How to Calculate Your Break-even Point

Understanding your business’s financial health is crucial for long-term success, and one of the most essential concepts in this realm is the break-even point. This figure represents the point at which total revenues equal total costs, meaning your business is neither making a profit nor incurring a loss. Knowing how to calculate this point can provide invaluable insights into pricing strategies, cost management, and sales targets.

Defining Fixed and Variable Costs

To determine your break-even point, you first need to differentiate between fixed and variable costs. Fixed costs are expenses that do not change with the level of production or sales, such as rent, salaries, and insurance. These costs remain constant regardless of how much you produce or sell. On the other hand, variable costs fluctuate with your production volume. These include costs like materials, labor, and utilities. Understanding these two categories is fundamental to accurately calculating your break-even point.

Calculating Contribution Margin

Next, you’ll want to calculate the contribution margin, which is the revenue remaining after deducting variable costs. This metric is pivotal because it helps you understand how much money is available to cover fixed costs. The contribution margin can be calculated using the following formula:

Contribution Margin = Selling Price per Unit – Variable Cost per Unit

For example, if your product sells for $50 and costs $30 to produce, the contribution margin would be $20 per unit. This means for each unit sold, you contribute $20 towards covering your fixed costs.

Finding Your Break-even Point

Now that you have your fixed costs and contribution margin, you can easily calculate your break-even point in units. The formula for this is:

Break-even Point (in units) = Total Fixed Costs / Contribution Margin per Unit

Suppose your total fixed costs are $10,000 and your contribution margin per unit is $20. Using the formula, your break-even point would be:

Break-even Point = $10,000 / $20 = 500 units

This means you need to sell 500 units to cover all your costs. Any sales beyond this figure contribute directly to your profit.

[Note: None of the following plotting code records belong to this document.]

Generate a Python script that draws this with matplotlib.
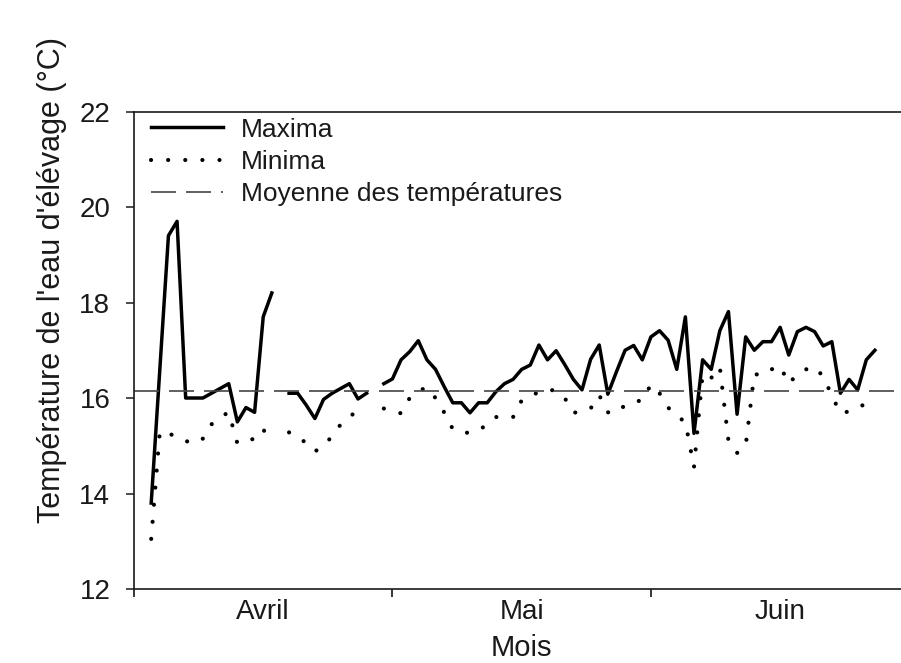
import numpy as np
import matplotlib
matplotlib.use("Agg")
import matplotlib.pyplot as plt

nan = np.nan

# jours depuis le 1er avril (0 = 1er avril)
days = list(range(2, 87))

# temperatures maximales journalieres (degres C)
maxima = [13.8, 16.6, 19.4, 19.7, 16.0, 16.0, 16.0, 16.1, 16.2, 16.3,
          15.5, 15.8, 15.7, 17.7, 18.2, nan, 16.1, 16.1, 15.85, 15.57,
          15.97, 16.1, 16.2, 16.3, 15.98, 16.1, nan, 16.3, 16.4, 16.8,
          16.97, 17.2, 16.8, 16.6, 16.24, 15.9, 15.9, 15.69, 15.9, 15.9,
          16.13, 16.3, 16.39, 16.6, 16.69, 17.11, 16.8, 16.99, 16.7, 16.39,
          16.17, 16.81, 17.11, 16.08, 16.55, 17.0, 17.1, 16.8, 17.28, 17.41,
          17.21, 16.6, 17.7, 15.26, 16.8, 16.6, 17.41, 17.81, 15.66, 17.28,
          17.0, 17.18, 17.18, 17.48, 16.9, 17.39, 17.48, 17.39, 17.09, 17.18,
          16.1, 16.39, 16.17, 16.8, 17.0]

# temperatures minimales journalieres (degres C)
minima = [13.05, 15.3, 15.25, 15.2, 15.1, 15.05, 15.15, 15.45, 15.6, 15.7,
          15.05, 15.1, 15.15, 15.35, 15.0, nan, 15.28, 15.2, 15.05, 14.88,
          15.0, 15.2, 15.45, 15.6, 15.75, 15.8, nan, 15.78, 15.72, 15.68,
          16.0, 16.15, 16.22, 16.0, 15.7, 15.35, 15.28, 15.27, 15.32, 15.45,
          15.6, 15.62, 15.6, 15.95, 16.05, 16.12, 16.18, 16.15, 16.0, 15.69,
          15.72, 15.78, 16.06, 15.7, 15.69, 15.85, 15.92, 15.95, 16.28, 16.1,
          15.8, 15.62, 15.5, 14.55, 16.5, 16.42, 16.65, 15.1, 14.85, 15.0,
          16.5, 16.48, 16.6, 16.67, 16.3, 16.5, 16.6, 16.65, 16.45, 16.05,
          15.68, 15.72, 15.78, 15.9, 16.0]

moyenne = 16.15

mois = ["Avril", "Mai", "Juin"]
limites_mois = [0, 30, 60, 90]
centres_mois = [15, 45, 75]
yticks = [12, 14, 16, 18, 20, 22]

plt.rcParams['font.family'] = ['Liberation Sans', 'DejaVu Sans']

fig = plt.figure(figsize=(9.01, 6.63), dpi=100)
ax = fig.add_axes([0.1487, 0.1116, 0.8606, 0.7202])

# courbes
ax.plot(days, maxima, color='black', lw=2.5, label='Maxima')
ax.plot(days, minima, color='black', lw=3.0, linestyle=(0, (0.01, 4.1)),
        dash_capstyle='round', label='Minima')
ax.axhline(moyenne, color='#444444', lw=1.2, dashes=(15, 6),
           label='Moyenne des températures')

# axes
ax.set_xlim(0, 90)
ax.set_ylim(12, 22)
ax.set_yticks(yticks)
ax.set_xticks(limites_mois)
ax.set_xticklabels([])
ax.set_xticks(centres_mois, minor=True)
ax.set_xticklabels(mois, minor=True)

ax.tick_params(axis='y', direction='out', length=6, width=1.1, pad=11,
               labelsize=20, colors='#1a1a1a')
ax.tick_params(axis='x', which='major', direction='out', length=6, width=1.1)
ax.tick_params(axis='x', which='minor', length=0, pad=7, labelsize=20,
               labelcolor='#1a1a1a')

for s in ['left', 'bottom', 'top']:
    ax.spines[s].set_linewidth(1.2)
    ax.spines[s].set_color('#1a1a1a')
ax.spines['right'].set_visible(False)

ax.set_xlabel("Mois", fontsize=21, color='#1a1a1a', labelpad=7)
ax.set_ylabel("Température de l'eau d'élévage (°C)", fontsize=22,
              color='#1a1a1a')
ax.yaxis.set_label_coords(-0.086, 0.647)

leg = ax.legend(loc='upper left', bbox_to_anchor=(0.02, 0.99), frameon=False,
                fontsize=19, handlelength=2.73, handletextpad=0.68,
                labelspacing=0.32, borderpad=0.05, borderaxespad=0)
for t in leg.get_texts():
    t.set_color('#1a1a1a')

fig.savefig("out.png", dpi=100, facecolor='white')
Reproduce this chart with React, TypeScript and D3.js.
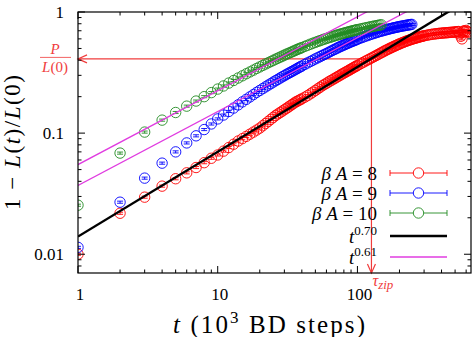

Analyzing Break-even Point in Revenue

In addition to calculating the break-even point in terms of units, you may also want to determine it in terms of revenue. This method can provide a clearer picture for businesses that operate on varying pricing strategies. To find the break-even point in revenue, use this formula:

Break-even Point (in revenue) = Break-even Point (in units) x Selling Price per Unit

Continuing with our previous example, if your break-even point is 500 units and your selling price is $50, then:

Break-even Point (in revenue) = 500 x $50 = $25,000

Thus, your business must generate $25,000 in sales to break even.

Utilizing Break-even Analysis

Once you’ve calculated your break-even point, it’s time to leverage this information for strategic decision-making. Use it as a benchmark for setting sales targets, adjusting pricing strategies, or analyzing the impact of changes in variable costs. For instance, if you’re considering lowering your prices to stimulate sales, calculate the new break-even point to ensure that the change won’t jeopardize your profitability.

Moreover, the break-even analysis helps in assessing the financial viability of new products or services. Before launching a new offering, calculate its break-even point to understand the sales volume required to make it worthwhile.

Reassessing Your Break-even Point

As your business evolves, the break-even point may shift due to changes in fixed or variable costs, pricing adjustments, or fluctuations in market demand. Regularly reassessing this figure will help you stay agile and responsive to changing circumstances. Keeping an eye on your break-even point not only aids in maintaining profitability but also fosters informed decision-making.

Taking Action Based on Analysis

Armed with your break-even calculations, you can take proactive steps to enhance your business. Whether it’s optimizing operational efficiencies, renegotiating supplier contracts, or adjusting your marketing strategy, having a clear understanding of your break-even point empowers you to make data-driven choices. This insight is crucial for navigating the complexities of running a successful business and ensuring sustainable growth.